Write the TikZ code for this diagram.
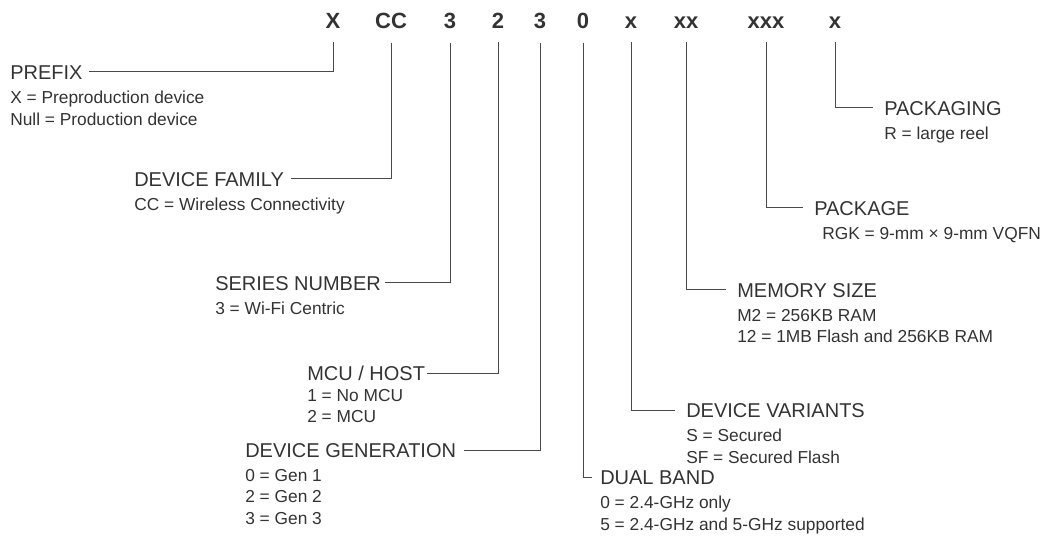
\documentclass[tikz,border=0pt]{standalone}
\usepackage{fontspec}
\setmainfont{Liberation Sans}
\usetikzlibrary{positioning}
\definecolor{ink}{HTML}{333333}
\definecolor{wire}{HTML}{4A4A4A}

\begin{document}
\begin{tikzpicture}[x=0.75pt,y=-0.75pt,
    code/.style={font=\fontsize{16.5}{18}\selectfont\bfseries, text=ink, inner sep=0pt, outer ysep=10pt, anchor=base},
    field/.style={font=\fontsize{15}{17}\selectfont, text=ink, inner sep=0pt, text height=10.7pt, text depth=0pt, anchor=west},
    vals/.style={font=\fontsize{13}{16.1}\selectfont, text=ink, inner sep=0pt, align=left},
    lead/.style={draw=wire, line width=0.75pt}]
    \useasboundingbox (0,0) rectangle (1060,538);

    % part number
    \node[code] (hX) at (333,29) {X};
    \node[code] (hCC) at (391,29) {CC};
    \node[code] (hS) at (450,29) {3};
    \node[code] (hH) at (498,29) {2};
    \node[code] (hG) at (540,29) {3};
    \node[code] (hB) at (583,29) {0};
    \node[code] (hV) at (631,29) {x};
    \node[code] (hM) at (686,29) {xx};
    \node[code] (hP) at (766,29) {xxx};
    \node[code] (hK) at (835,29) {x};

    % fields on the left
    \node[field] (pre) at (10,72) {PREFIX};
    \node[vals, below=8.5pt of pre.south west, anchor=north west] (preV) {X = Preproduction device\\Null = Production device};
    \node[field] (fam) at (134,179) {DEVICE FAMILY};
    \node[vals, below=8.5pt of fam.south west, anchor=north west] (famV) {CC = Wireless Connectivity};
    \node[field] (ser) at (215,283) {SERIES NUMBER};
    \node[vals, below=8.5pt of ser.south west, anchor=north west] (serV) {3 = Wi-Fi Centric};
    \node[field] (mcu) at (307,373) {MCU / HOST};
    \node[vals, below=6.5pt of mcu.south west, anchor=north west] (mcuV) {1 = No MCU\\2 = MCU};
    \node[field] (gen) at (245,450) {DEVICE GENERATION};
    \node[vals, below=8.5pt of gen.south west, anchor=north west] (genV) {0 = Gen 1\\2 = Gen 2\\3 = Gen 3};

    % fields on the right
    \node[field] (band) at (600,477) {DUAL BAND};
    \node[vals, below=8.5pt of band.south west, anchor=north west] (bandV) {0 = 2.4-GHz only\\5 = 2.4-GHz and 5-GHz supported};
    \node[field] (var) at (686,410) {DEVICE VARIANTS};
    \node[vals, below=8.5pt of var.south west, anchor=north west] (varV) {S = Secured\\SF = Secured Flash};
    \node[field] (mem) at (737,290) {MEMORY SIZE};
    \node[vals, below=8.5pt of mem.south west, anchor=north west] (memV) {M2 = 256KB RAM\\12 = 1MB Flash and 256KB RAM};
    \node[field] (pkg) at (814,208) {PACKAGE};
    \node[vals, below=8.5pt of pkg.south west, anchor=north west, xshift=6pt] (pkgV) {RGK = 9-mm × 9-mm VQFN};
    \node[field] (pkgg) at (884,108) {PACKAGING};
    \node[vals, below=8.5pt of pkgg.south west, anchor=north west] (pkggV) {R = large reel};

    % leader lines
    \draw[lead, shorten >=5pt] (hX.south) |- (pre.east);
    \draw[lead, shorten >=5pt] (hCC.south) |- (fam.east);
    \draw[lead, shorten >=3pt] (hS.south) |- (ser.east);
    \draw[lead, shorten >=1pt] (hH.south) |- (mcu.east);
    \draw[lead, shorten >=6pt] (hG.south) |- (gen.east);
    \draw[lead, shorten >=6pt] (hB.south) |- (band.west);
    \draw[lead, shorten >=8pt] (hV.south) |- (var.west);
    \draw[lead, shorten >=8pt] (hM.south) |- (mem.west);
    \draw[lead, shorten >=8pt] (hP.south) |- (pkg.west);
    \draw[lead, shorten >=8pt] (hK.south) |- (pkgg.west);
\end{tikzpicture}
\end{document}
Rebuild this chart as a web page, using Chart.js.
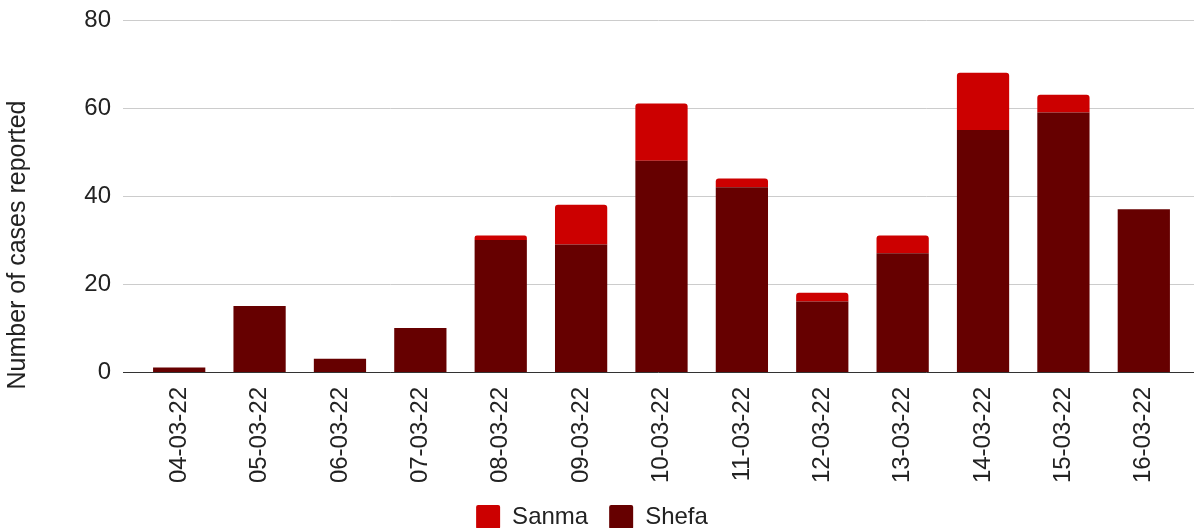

============

(Exercise description)
Looking at the records above, work out how many lines include the word "code", then give that number by itself.

(Answer to this task)
12